Özhaseki, yeşile saygı konusunda şunları söyledi:

'Elbette parti olarak, kurumsal olarak biz çok güçlüyüz ve belediyecilik konusunda müthiş bir deneyimimiz var. Ortaya koyduğumuz performans da bunun ispatı. Bulduğumuz adam da bizim kefaletimizle ortaya çıkıyor, biz arkasında duruyoruz, seçiyoruz AK Parti olarak. Bizim prensiplerimize bağlı olarak bu arkadaşımız hareket etmeli, bizim aldığımız kararlara da elbette ki uymalı. Yani en azından bizim vatandaşın şikayetlendiği noktada ki ortaya koyacağımız parti prensiplerine aykırı hareket etmemeli. Nedir bunlar?

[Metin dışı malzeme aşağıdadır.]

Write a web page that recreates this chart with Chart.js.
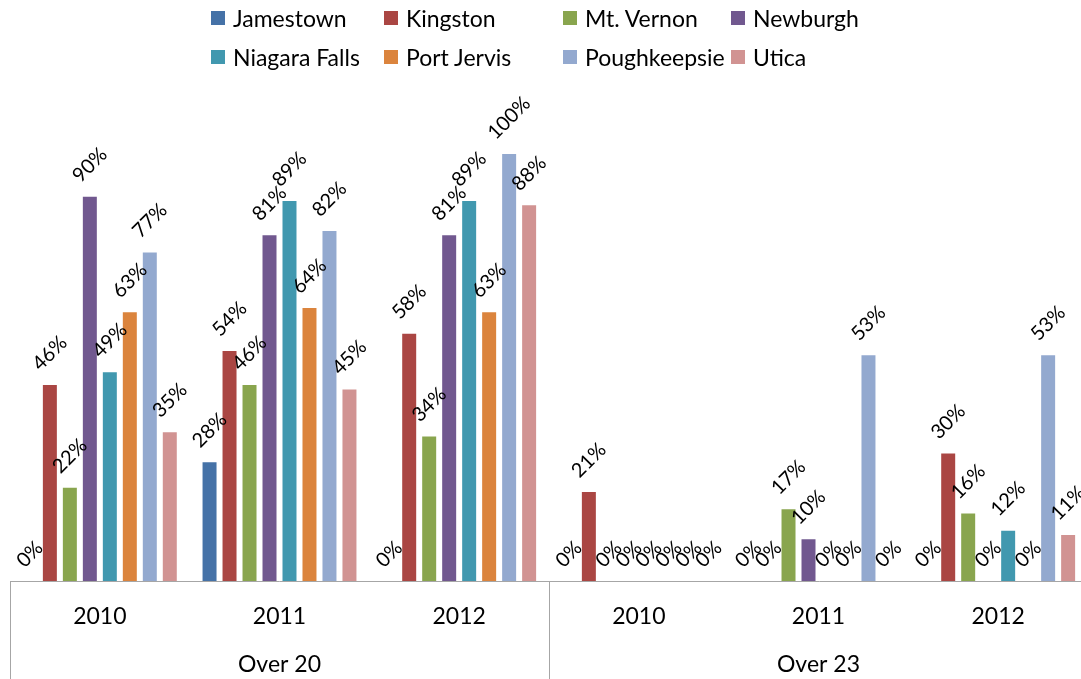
<!DOCTYPE html>
<html>
<head>
<meta charset="utf-8">
<script src="https://cdn.jsdelivr.net/npm/chart.js@4.4.1/dist/chart.umd.min.js"></script>
<style>
    body { margin: 0; overflow: hidden; background: #fff; }
    #contenedor { position: relative; width: 1100px; height: 679px; }
    #leyenda { position: absolute; left: 0; top: 0; width: 1100px; height: 80px; font-family: Lato, "Open Sans", sans-serif; font-size: 23px; color: #000; }
    .item { position: absolute; white-space: nowrap; }
    .caja { position: absolute; left: 0; width: 14px; height: 14px; }
    .texto { position: absolute; left: 22px; top: 0; line-height: 1; }
</style>
</head>
<body>
<div id="contenedor">
    <canvas id="grafico" width="1100" height="679"></canvas>
    <div id="leyenda"></div>
</div>
<script>
const anios = ["2010", "2011", "2012", "2010", "2011", "2012"];
const grupos = ["Over 20", "Over 23"];

const ciudades = ["Jamestown", "Kingston", "Mt. Vernon", "Newburgh", "Niagara Falls", "Port Jervis", "Poughkeepsie", "Utica"];
const colores = ["#4572A7", "#AA4643", "#89A54E", "#71588F", "#4198AF", "#DB843D", "#93A9CF", "#D19392"];

// porcentajes por ciudad: Over 20 (2010, 2011, 2012), Over 23 (2010, 2011, 2012)
const jamestown    = [0, 28, 0, 0, 0, 0];
const kingston     = [46, 54, 58, 21, 0, 30];
const mtVernon     = [22, 46, 34, 0, 17, 16];
const newburgh     = [90, 81, 81, 0, 10, 0];
const niagaraFalls = [49, 89, 89, 0, 0, 12];
const portJervis   = [63, 64, 63, 0, 0, 0];
const poughkeepsie = [77, 82, 100, 0, 53, 53];
const utica        = [35, 45, 88, 0, 0, 11];

const series = [jamestown, kingston, mtVernon, newburgh, niagaraFalls, portJervis, poughkeepsie, utica];

const fuente = "Lato, 'Open Sans', sans-serif";
const gris = "#a6a6a6";

// leyenda en dos filas de cuatro columnas
const columnasX = [211, 384, 563, 731];
const filasY = [7, 46];
const leyenda = document.getElementById("leyenda");
ciudades.forEach((nombre, i) => {
    const item = document.createElement("div");
    item.className = "item";
    item.style.left = columnasX[i % 4] + "px";
    item.style.top = filasY[Math.floor(i / 4)] + "px";
    item.innerHTML = '<span class="caja" style="background:' + colores[i] + ';top:4px"></span><span class="texto">' + nombre + '</span>';
    leyenda.appendChild(item);
});

// etiquetas de porcentaje giradas sobre cada barra
const etiquetas = {
    id: "etiquetas",
    afterDatasetsDraw(chart) {
        const ctx = chart.ctx;
        ctx.save();
        ctx.font = "20px " + fuente;
        ctx.fillStyle = "#000";
        ctx.textAlign = "center";
        ctx.textBaseline = "middle";
        chart.data.datasets.forEach((ds, i) => {
            chart.getDatasetMeta(i).data.forEach((bar, j) => {
                const txt = ds.data[j] + "%";
                const w = ctx.measureText(txt).width;
                const d = (w + 14) / (2 * Math.SQRT2) + 12;
                ctx.save();
                ctx.translate(bar.x, bar.y - d);
                ctx.rotate(-Math.PI / 4);
                ctx.fillText(txt, 0, 0);
                ctx.restore();
            });
        });
        ctx.restore();
    }
};

// separadores de grupo y nombres de grupo bajo los años
const tablaEje = {
    id: "tablaEje",
    afterDraw(chart) {
        const ctx = chart.ctx;
        const x = chart.scales.x;
        const area = chart.chartArea;
        const alto = chart.height;
        ctx.save();
        ctx.strokeStyle = gris;
        ctx.lineWidth = 1;
        const mitad = (x.getPixelForValue(2) + x.getPixelForValue(3)) / 2;
        [area.left, mitad, area.right].forEach(px => {
            ctx.beginPath();
            ctx.moveTo(Math.round(px) + 0.5, area.bottom);
            ctx.lineTo(Math.round(px) + 0.5, alto);
            ctx.stroke();
        });
        ctx.font = "23px " + fuente;
        ctx.fillStyle = "#000";
        ctx.textAlign = "center";
        ctx.textBaseline = "middle";
        grupos.forEach((g, k) => {
            ctx.fillText(g, x.getPixelForValue(k * 3 + 1), 665);
        });
        ctx.restore();
    }
};

new Chart(document.getElementById("grafico"), {
    type: "bar",
    data: {
        labels: anios,
        datasets: series.map((datos, i) => ({
            label: ciudades[i],
            data: datos,
            backgroundColor: colores[i],
            borderColor: "rgba(255,255,255,0.35)",
            borderWidth: 1,
            categoryPercentage: 0.89,
            barPercentage: 0.8
        }))
    },
    options: {
        responsive: false,
        animation: false,
        layout: { padding: { left: 10, right: 12, top: 153, bottom: 0 } },
        plugins: {
            legend: { display: false },
            tooltip: { enabled: false }
        },
        scales: {
            y: { display: false, min: 0, max: 100 },
            x: {
                grid: { display: false, drawTicks: false },
                border: { color: gris, width: 1 },
                ticks: { color: "#000", font: { family: fuente, size: 23 }, padding: 22, maxRotation: 0 },
                afterFit(scale) { scale.height = 98; }
            }
        }
    },
    plugins: [etiquetas, tablaEje]
});
</script>
</body>
</html>
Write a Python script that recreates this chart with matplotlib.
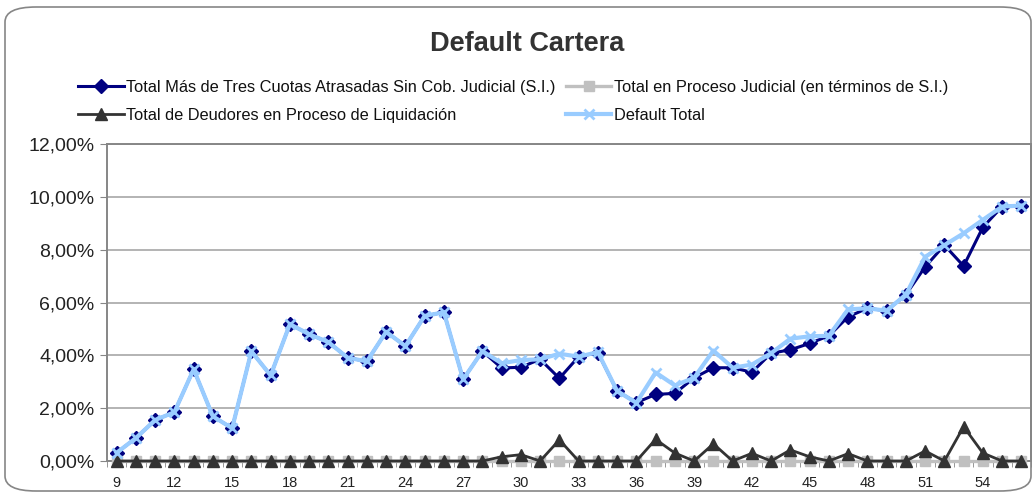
import matplotlib.pyplot as plt
from matplotlib.patches import FancyBboxPatch
from matplotlib.ticker import FixedLocator, FuncFormatter

# periods shown on the category axis
periods = list(range(9, 57))

# Total Más de Tres Cuotas Atrasadas Sin Cob. Judicial (S.I.)  (%)
mas_tres_cuotas = [0.31, 0.87, 1.55, 1.85, 3.47, 1.69, 1.24, 4.15, 3.24, 5.18,
                   4.80, 4.50, 3.91, 3.77, 4.89, 4.35, 5.49, 5.63, 3.09, 4.16,
                   3.52, 3.55, 3.85, 3.13, 3.95, 4.10, 2.65, 2.21, 2.52, 2.56,
                   3.15, 3.53, 3.53, 3.36, 4.08, 4.21, 4.45, 4.74, 5.46, 5.78,
                   5.69, 6.30, 7.35, 8.17, 7.38, 8.85, 9.63, 9.67]

# Total en Proceso Judicial (en términos de S.I.)  (%)
proceso_judicial = [0.0] * 48

# Total de Deudores en Proceso de Liquidación  (%)
liquidacion = [0, 0, 0, 0, 0, 0, 0, 0, 0, 0,
               0, 0, 0, 0, 0, 0, 0, 0, 0, 0,
               0.16, 0.24, 0, 0.80, 0, 0, 0, 0, 0.82, 0.30,
               0, 0.65, 0, 0.29, 0, 0.42, 0.16, 0, 0.28, 0,
               0, 0, 0.38, 0, 1.30, 0.30, 0, 0]

# Default Total  (%)
default_total = [0.31, 0.87, 1.55, 1.85, 3.47, 1.69, 1.24, 4.15, 3.24, 5.18,
                 4.80, 4.50, 3.91, 3.77, 4.89, 4.35, 5.49, 5.63, 3.09, 4.16,
                 3.70, 3.82, 3.85, 4.06, 3.95, 4.12, 2.65, 2.20, 3.35, 2.86,
                 3.15, 4.18, 3.53, 3.65, 4.08, 4.63, 4.72, 4.74, 5.74, 5.78,
                 5.69, 6.30, 7.73, 8.17, 8.62, 9.13, 9.63, 9.67]

labels = ["Total Más de Tres Cuotas Atrasadas Sin Cob. Judicial (S.I.)",
          "Total en Proceso Judicial (en términos de S.I.)",
          "Total de Deudores en Proceso de Liquidación",
          "Default Total"]

plt.rcParams['font.family'] = ['Liberation Sans', 'DejaVu Sans']

W, H = 1036, 499
fig = plt.figure(figsize=(W / 100, H / 100), dpi=100)

# rounded chart border
frame = FancyBboxPatch((5 / W, 8 / H), 1026 / W, 484 / H,
                       boxstyle="round,pad=0,rounding_size=0.03",
                       transform=fig.transFigure, facecolor='none',
                       edgecolor='#868686', linewidth=1.2, zorder=-1)
fig.patches.append(frame)

ax = fig.add_axes([107 / W, 1 - 461 / H, (1031 - 107) / W, (461 - 144) / H])
ax.set_facecolor('none')

l1, = ax.plot(periods, mas_tres_cuotas, color='#000080', lw=2.2, marker='D',
              ms=7.5, clip_on=False, zorder=3)
l2, = ax.plot(periods, proceso_judicial, color='#C0C0C0', lw=2.4, marker='s',
              ms=6.5, clip_on=False, zorder=4)
l3, = ax.plot(periods, liquidacion, color='#333333', lw=2.0, marker='^',
              ms=8.5, clip_on=False, zorder=5)
l4, = ax.plot(periods, default_total, color='#99CCFF', lw=3.0, marker='x',
              ms=7.5, mew=2.0, clip_on=False, zorder=6)

ax.set_xlim(8.5, 56.5)
ax.set_ylim(0, 12)
ax.xaxis.set_major_locator(FixedLocator(periods[::3]))
ax.xaxis.set_minor_locator(FixedLocator([p + 0.5 for p in range(8, 57)]))
ax.tick_params(axis='x', which='major', length=0, pad=11, labelsize=10.5, labelcolor='#222222')
ax.tick_params(axis='x', which='minor', length=4, color='#868686')
ax.set_yticks(range(0, 13, 2))
ax.yaxis.set_major_formatter(FuncFormatter(lambda v, p: f"{v:.2f}".replace('.', ',') + '%'))
ax.tick_params(axis='y', length=5, color='#868686', labelsize=14, labelcolor='#222222', pad=4)
ax.grid(axis='y', color='#B3B3B3', lw=1.4)
ax.set_axisbelow(True)
for side in ['left', 'right', 'top', 'bottom']:
    ax.spines[side].set_color('#868686')
    ax.spines[side].set_linewidth(1.4)

fig.text(527 / W, 1 - 44 / H, "Default Cartera", ha='center', va='center',
         fontsize=19.5, fontweight='bold', color='#333333')

leg = fig.legend([l1, l3, l2, l4], [labels[0], labels[2], labels[1], labels[3]],
                 ncol=2, loc='upper left', bbox_to_anchor=(78 / W, 1 - 80 / H),
                 frameon=False, fontsize=11.8, handlelength=2.8, handletextpad=0.15,
                 columnspacing=0.6, labelspacing=0.8, borderpad=0, borderaxespad=0)
for t in leg.get_texts():
    t.set_color('#111111')

fig.savefig('out.png', dpi=100)
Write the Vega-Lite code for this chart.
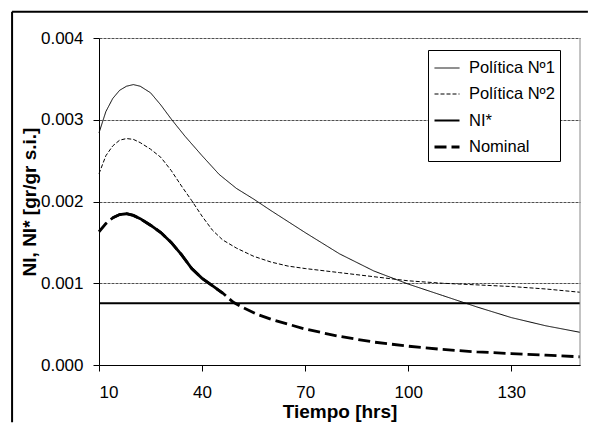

Yeşil alanları yok etmeyeceksiniz diyoruz. Hiçbir belediye başkanı bundan sonra yeşil alana kütle koyamamalı. Eğer koymakta ısrar ederse oraya kütle koyup satmaya çalışırsa ihtar ve geri çekme dâhil her türlü fikir düşünülebilir.'

Zaman zaman Sn. Erdoğan tepki gösteriyor. İstanbul için de siluet konusunda tepki göstermişti.

Sayın Cumhurbaşkanımız ısrarla yatay mimariye dikkat çekiyor. Mahalle kültürüne dikkat çekiyor ben de yüzde 100 katılıyorum. O mahalleler özlemlerimiz bizim. Düşük katlı evlerin bir meydanının olduğu o çevrede biraz ticaretin şekillendiği. Sosyal tesislerin olduğu, işte orada okulun, caminin, mescidin olduğu yerler. Açılan sokaklar ve herkesin birbirini tanıdığı, merhaba dediği, gidip bakkalından alışveriş ettiği yerler. Şimdi kutucuklar içerisinde insanlar yaşıyor. Sayın Cumhurbaşkanımız bunu dikkat çekmekle birlikte belediyelerin de kendi içerisinde plan yapma yetkisi var. Belediye Başkanı serbest hareket ediyor. İstediği yere, istediği kadar yüksek kat veriyor ve ortaya bir şey çıkıyor. Mesela Bakırköy tarafındaki yüksek katlıları kim yaptı diye çıkardım.

Kim yapmış?

Özelleştirme İdaresi, Turizm Kültür Bakanlığı, hangi tarihte yapıldığı belirsiz birtakım yapılar var. Birçok yerde belediyelerin verdiği yüksek katlılar var. Cumhurbaşkanı ne yapsın durmadan uyarıyor. Bakın çok değişik kurumların eliyle o hale geldi orası. Bir tek kurum eliyle gelme değil. TOBB'un, Emlak'ın yeri var bir sürü yer var zaten. Sayın Cumhurbaşkanımızın bu dikkatleri üzerine ben kendisine de MYK'da şunu teklif ettim. Bir yasal çerçeve çizelim bunu da Meclis'in ilk açıldığı gündemde gündeme getirip yasalaştıralım, bazı kurallar koyalım ve herkes buna uymak zorunda kalsın. Mart ayında seçim olacağına göre herhalde Ocak'ın sonunda falan Meclis kapanır yetişir mi, yetişmez mi diye bunu tartıştık. Yetişemeyeceği gibi bir kanaat oldu. Çünkü Meclis Ekim'de açılacak bütçe görüşmeleri başlayacak, arkasından tatile girecek. Elde mevcut kanunlar var görüşülecek. Derken bizim çok tartışılması gereken kanunlar sanki belediye seçimleri sonrasına kaldı.,

Özel yasalar getireceğiz diyorsunuz. Nedir onlar. Açalım?

Parsel bazlı yoğunluk artışları artık yavaş yavaş olmuyor, hiç olmayacak neredeyse. Neyi kast ediyorum? Bir mahalle düşünün 1000 tane konut var 5 katlı hepsi aradan bir tanesi çıkıyor 25 katlı dedikoduyu nasıl önleyeceksiniz orada? Herkes başlıyor şimdi bunun bir meclis üyesi tanıdığı var oradan girmiş, adamını bulmuş vs. Bazen günahı olmayan belediye başkanı bile ortaya atılıyor hırpalanıyor. Bunu yasaklamak lazım işte. Mahalle bazlı veyahut da ada bazlı dönüşüm olması lazım. Temel prensibimiz bu olsun dedik Sayın Cumhurbaşkanımıza.